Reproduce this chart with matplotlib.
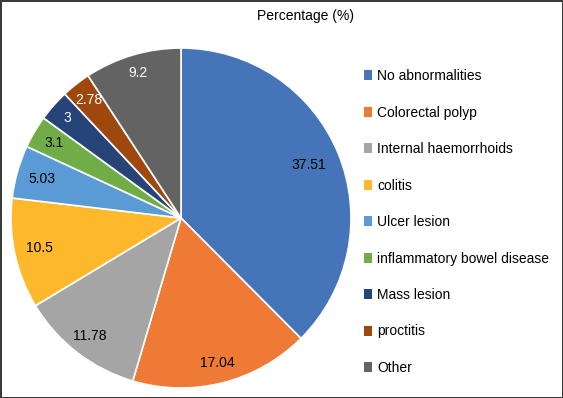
import numpy as np
import matplotlib
matplotlib.use("Agg")
import matplotlib.pyplot as plt

plt.rcParams['font.family'] = ['Liberation Sans', 'DejaVu Sans']

categories = ["No abnormalities", "Colorectal polyp", "Internal haemorrhoids", "colitis",
              "Ulcer lesion", "inflammatory bowel disease", "Mass lesion", "proctitis", "Other"]
values = [37.51, 17.04, 11.78, 10.5, 5.03, 3.1, 3, 2.78, 9.2]
value_labels = ["37.51", "17.04", "11.78", "10.5", "5.03", "3.1", "3", "2.78", "9.2"]

colors = ["#4674B8", "#EE7A36", "#A5A5A5", "#FDB92B", "#5B9BD5",
          "#70AD47", "#264478", "#9E480E", "#636363"]
text_colors = ["black"] * 6 + ["white"] * 3
label_r = [0.81, 0.88, 0.88, 0.85, 0.85, 0.87, 0.89, 0.88, 0.89]

W, H = 563, 398
fig = plt.figure(figsize=(W / 100, H / 100), dpi=100)
fig.patch.set_edgecolor("#3a3a3a")
fig.patch.set_linewidth(2)

cx, cy, r = 181, 398 - 218, 170
ax = fig.add_axes([(cx - r) / W, (cy - r) / H, 2 * r / W, 2 * r / H])
wedges, _ = ax.pie(values, colors=colors, startangle=90, counterclock=False,
                   radius=1, wedgeprops=dict(edgecolor="white", linewidth=1.2))
ax.set_xlim(-1, 1)
ax.set_ylim(-1, 1)
ax.set_aspect("equal")
ax.axis("off")

for w, lab, tc, lr in zip(wedges, value_labels, text_colors, label_r):
    ang = np.deg2rad((w.theta1 + w.theta2) / 2)
    ax.text(lr * np.cos(ang), lr * np.sin(ang), lab, ha="center", va="center",
            fontsize=10, color=tc)

fig.text(305 / W, 1 - 16 / H, "Percentage (%)", ha="center", va="center", fontsize=10)

leg = fig.legend(wedges, categories, loc="upper left",
                 bbox_to_anchor=(364 / W, 1 - 69 / H), frameon=False,
                 fontsize=10, handlelength=0.55, handleheight=0.75,
                 handletextpad=0.4, labelspacing=1.62, borderaxespad=0,
                 borderpad=0)
for h in leg.legend_handles:
    h.set_linewidth(0)

fig.savefig("out.png", dpi=100)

* * *

== Task statement ==
Repeat, word for word and with no pictures, only the lines running from the beginning of the data to the line that contains "fig.patch.set_linewidth(2)".

== Full output ==
Reproduce this chart with matplotlib.
import numpy as np
import matplotlib
matplotlib.use("Agg")
import matplotlib.pyplot as plt

plt.rcParams['font.family'] = ['Liberation Sans', 'DejaVu Sans']

categories = ["No abnormalities", "Colorectal polyp", "Internal haemorrhoids", "colitis",
              "Ulcer lesion", "inflammatory bowel disease", "Mass lesion", "proctitis", "Other"]
values = [37.51, 17.04, 11.78, 10.5, 5.03, 3.1, 3, 2.78, 9.2]
value_labels = ["37.51", "17.04", "11.78", "10.5", "5.03", "3.1", "3", "2.78", "9.2"]

colors = ["#4674B8", "#EE7A36", "#A5A5A5", "#FDB92B", "#5B9BD5",
          "#70AD47", "#264478", "#9E480E", "#636363"]
text_colors = ["black"] * 6 + ["white"] * 3
label_r = [0.81, 0.88, 0.88, 0.85, 0.85, 0.87, 0.89, 0.88, 0.89]

W, H = 563, 398
fig = plt.figure(figsize=(W / 100, H / 100), dpi=100)
fig.patch.set_edgecolor("#3a3a3a")
fig.patch.set_linewidth(2)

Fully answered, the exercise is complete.